__Task objective__. Print, word for word, every line from the beginning of the listing up to and including the line with "periods = np.arange(n)". Pictures are to be excluded.

[Figure scripts]
>> Begin

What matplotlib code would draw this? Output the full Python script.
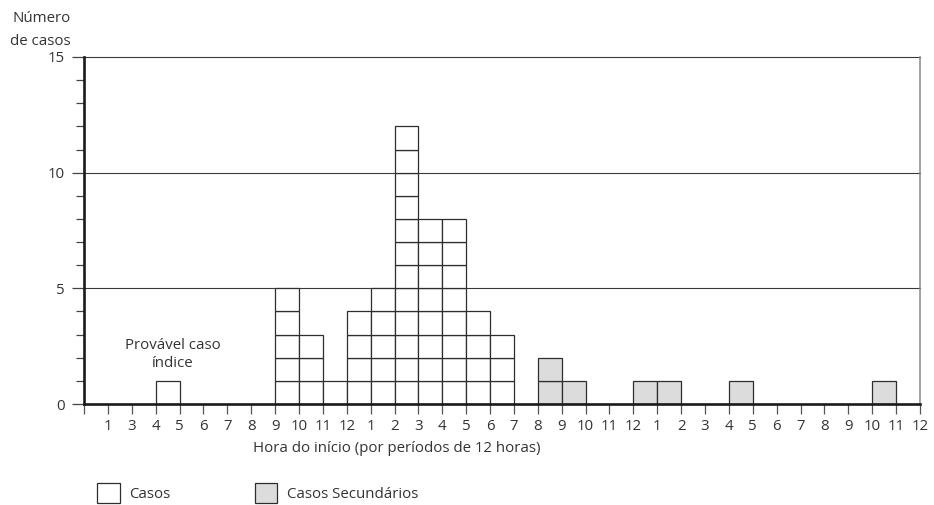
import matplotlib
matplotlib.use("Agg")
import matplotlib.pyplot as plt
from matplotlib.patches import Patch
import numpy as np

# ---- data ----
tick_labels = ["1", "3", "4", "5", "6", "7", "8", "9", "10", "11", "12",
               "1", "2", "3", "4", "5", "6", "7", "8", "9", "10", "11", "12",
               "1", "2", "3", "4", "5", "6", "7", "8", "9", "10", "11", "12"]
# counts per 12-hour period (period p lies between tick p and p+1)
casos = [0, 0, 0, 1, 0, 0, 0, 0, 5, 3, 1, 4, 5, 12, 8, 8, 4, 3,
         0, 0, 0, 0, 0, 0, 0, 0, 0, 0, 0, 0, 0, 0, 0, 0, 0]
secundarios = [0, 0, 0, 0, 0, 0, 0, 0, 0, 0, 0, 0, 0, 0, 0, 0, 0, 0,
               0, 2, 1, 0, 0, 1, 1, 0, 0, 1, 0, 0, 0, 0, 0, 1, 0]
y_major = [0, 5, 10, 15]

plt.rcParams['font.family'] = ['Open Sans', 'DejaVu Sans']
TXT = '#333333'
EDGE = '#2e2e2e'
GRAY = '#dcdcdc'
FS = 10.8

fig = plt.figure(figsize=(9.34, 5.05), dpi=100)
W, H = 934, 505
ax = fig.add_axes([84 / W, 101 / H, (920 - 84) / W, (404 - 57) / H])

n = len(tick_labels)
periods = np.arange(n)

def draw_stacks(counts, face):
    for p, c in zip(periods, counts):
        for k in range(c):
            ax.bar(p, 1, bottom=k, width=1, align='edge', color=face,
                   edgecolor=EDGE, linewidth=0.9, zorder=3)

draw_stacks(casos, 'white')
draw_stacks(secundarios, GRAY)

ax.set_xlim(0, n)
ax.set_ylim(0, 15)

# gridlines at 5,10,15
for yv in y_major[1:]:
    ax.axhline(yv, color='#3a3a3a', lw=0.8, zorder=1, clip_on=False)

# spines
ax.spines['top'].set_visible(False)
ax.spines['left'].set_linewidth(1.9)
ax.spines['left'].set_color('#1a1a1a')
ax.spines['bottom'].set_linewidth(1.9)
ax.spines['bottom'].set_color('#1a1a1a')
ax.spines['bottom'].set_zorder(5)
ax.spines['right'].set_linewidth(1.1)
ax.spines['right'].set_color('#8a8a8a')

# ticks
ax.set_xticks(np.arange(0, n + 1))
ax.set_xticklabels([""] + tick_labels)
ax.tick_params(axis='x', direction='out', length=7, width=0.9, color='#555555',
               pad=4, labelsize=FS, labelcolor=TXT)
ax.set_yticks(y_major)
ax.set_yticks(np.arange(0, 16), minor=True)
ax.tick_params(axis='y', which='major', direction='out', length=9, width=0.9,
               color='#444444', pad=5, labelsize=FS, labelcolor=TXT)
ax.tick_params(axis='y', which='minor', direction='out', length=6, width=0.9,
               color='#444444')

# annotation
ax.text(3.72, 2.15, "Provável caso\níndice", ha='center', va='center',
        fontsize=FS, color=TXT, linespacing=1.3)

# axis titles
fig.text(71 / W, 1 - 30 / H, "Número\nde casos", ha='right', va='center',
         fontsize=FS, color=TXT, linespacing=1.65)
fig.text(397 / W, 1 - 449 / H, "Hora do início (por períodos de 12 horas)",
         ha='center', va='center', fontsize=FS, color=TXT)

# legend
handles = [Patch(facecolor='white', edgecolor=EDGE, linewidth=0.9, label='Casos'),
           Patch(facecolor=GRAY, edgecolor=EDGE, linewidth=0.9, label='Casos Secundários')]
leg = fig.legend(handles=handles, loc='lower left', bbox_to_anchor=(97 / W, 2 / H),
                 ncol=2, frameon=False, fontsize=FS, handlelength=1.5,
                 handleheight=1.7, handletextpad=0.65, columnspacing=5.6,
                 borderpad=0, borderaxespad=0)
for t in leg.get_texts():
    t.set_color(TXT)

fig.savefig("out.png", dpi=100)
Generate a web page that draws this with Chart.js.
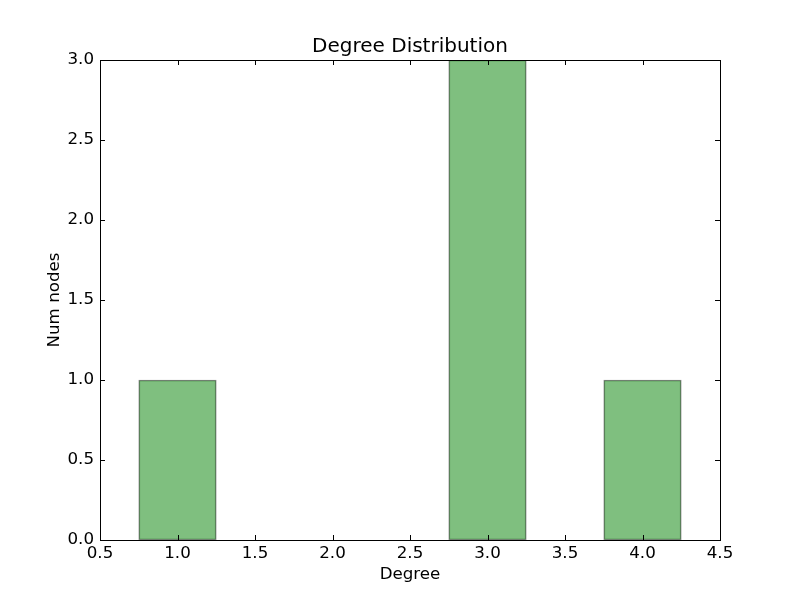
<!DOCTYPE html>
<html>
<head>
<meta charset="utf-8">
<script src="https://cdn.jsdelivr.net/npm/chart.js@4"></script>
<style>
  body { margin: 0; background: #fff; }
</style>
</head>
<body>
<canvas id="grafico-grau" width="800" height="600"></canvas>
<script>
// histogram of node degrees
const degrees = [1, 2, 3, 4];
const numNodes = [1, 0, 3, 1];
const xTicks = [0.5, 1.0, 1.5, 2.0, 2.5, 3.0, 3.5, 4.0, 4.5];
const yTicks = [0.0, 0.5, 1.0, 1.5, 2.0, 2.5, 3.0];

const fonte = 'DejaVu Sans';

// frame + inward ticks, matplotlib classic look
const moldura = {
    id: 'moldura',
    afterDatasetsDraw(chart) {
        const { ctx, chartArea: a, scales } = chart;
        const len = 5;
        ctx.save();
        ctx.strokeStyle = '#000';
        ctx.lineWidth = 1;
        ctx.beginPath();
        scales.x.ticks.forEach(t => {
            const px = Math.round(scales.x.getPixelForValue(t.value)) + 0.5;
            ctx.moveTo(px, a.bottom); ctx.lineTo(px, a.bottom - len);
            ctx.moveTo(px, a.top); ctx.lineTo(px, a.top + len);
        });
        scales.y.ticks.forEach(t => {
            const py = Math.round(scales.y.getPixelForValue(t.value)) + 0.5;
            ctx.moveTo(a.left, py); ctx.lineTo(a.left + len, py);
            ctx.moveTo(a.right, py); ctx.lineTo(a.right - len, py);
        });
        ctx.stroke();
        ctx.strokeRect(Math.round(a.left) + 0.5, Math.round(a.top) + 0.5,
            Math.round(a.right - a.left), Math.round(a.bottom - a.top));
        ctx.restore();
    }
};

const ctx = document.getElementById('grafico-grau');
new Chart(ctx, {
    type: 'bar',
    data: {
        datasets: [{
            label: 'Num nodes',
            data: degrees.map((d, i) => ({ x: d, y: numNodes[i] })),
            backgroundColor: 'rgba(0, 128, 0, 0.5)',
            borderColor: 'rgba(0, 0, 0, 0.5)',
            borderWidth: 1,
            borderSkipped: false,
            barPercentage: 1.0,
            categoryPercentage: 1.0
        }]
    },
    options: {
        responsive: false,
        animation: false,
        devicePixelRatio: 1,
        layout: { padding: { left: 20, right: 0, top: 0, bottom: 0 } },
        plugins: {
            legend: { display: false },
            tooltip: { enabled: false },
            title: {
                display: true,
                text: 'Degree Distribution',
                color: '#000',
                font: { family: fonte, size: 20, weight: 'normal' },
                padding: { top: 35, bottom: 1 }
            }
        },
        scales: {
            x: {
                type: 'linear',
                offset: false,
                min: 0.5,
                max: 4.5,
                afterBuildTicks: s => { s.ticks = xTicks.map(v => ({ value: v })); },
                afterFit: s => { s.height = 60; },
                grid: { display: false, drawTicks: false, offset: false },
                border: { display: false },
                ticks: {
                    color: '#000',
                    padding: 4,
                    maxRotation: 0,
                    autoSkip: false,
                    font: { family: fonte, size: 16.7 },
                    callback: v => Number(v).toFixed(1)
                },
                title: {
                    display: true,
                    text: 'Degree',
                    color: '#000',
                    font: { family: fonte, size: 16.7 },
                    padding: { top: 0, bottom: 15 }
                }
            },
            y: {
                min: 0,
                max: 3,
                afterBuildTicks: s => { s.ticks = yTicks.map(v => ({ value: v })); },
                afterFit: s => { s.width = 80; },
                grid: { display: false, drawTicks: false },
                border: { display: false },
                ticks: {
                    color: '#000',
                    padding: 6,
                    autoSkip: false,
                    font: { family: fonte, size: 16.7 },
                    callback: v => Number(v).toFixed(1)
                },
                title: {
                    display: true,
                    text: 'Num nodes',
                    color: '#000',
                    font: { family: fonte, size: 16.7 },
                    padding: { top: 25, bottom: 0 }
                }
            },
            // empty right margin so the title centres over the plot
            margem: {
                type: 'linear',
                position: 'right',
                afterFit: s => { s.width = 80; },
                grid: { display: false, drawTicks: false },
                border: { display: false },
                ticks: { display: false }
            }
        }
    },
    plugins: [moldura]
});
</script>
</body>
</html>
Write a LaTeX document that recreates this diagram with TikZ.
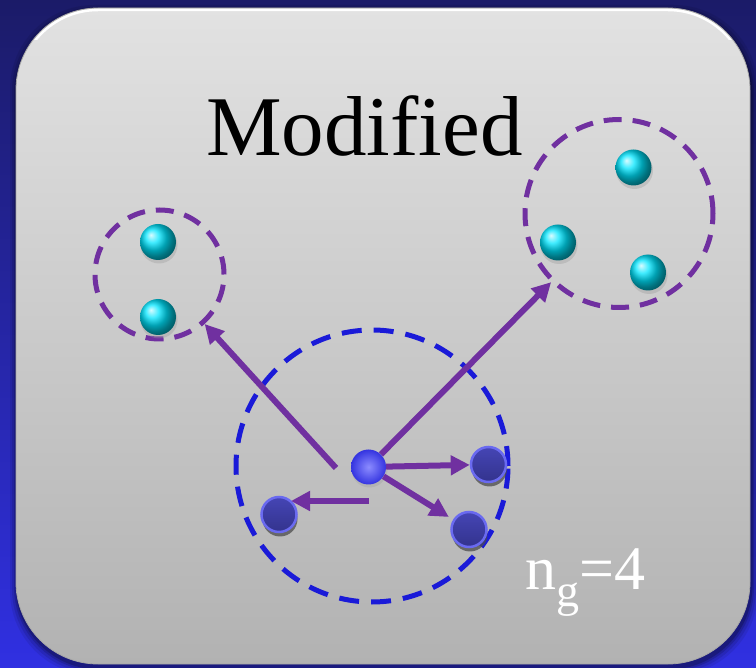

>> End

__Written answer__.
What matplotlib code would draw this? Output the full Python script.
import matplotlib
matplotlib.use("Agg")
import matplotlib.pyplot as plt
from matplotlib.patches import Patch
import numpy as np

# ---- data ----
tick_labels = ["1", "3", "4", "5", "6", "7", "8", "9", "10", "11", "12",
               "1", "2", "3", "4", "5", "6", "7", "8", "9", "10", "11", "12",
               "1", "2", "3", "4", "5", "6", "7", "8", "9", "10", "11", "12"]
# counts per 12-hour period (period p lies between tick p and p+1)
casos = [0, 0, 0, 1, 0, 0, 0, 0, 5, 3, 1, 4, 5, 12, 8, 8, 4, 3,
         0, 0, 0, 0, 0, 0, 0, 0, 0, 0, 0, 0, 0, 0, 0, 0, 0]
secundarios = [0, 0, 0, 0, 0, 0, 0, 0, 0, 0, 0, 0, 0, 0, 0, 0, 0, 0,
               0, 2, 1, 0, 0, 1, 1, 0, 0, 1, 0, 0, 0, 0, 0, 1, 0]
y_major = [0, 5, 10, 15]

plt.rcParams['font.family'] = ['Open Sans', 'DejaVu Sans']
TXT = '#333333'
EDGE = '#2e2e2e'
GRAY = '#dcdcdc'
FS = 10.8

fig = plt.figure(figsize=(9.34, 5.05), dpi=100)
W, H = 934, 505
ax = fig.add_axes([84 / W, 101 / H, (920 - 84) / W, (404 - 57) / H])

n = len(tick_labels)
periods = np.arange(n)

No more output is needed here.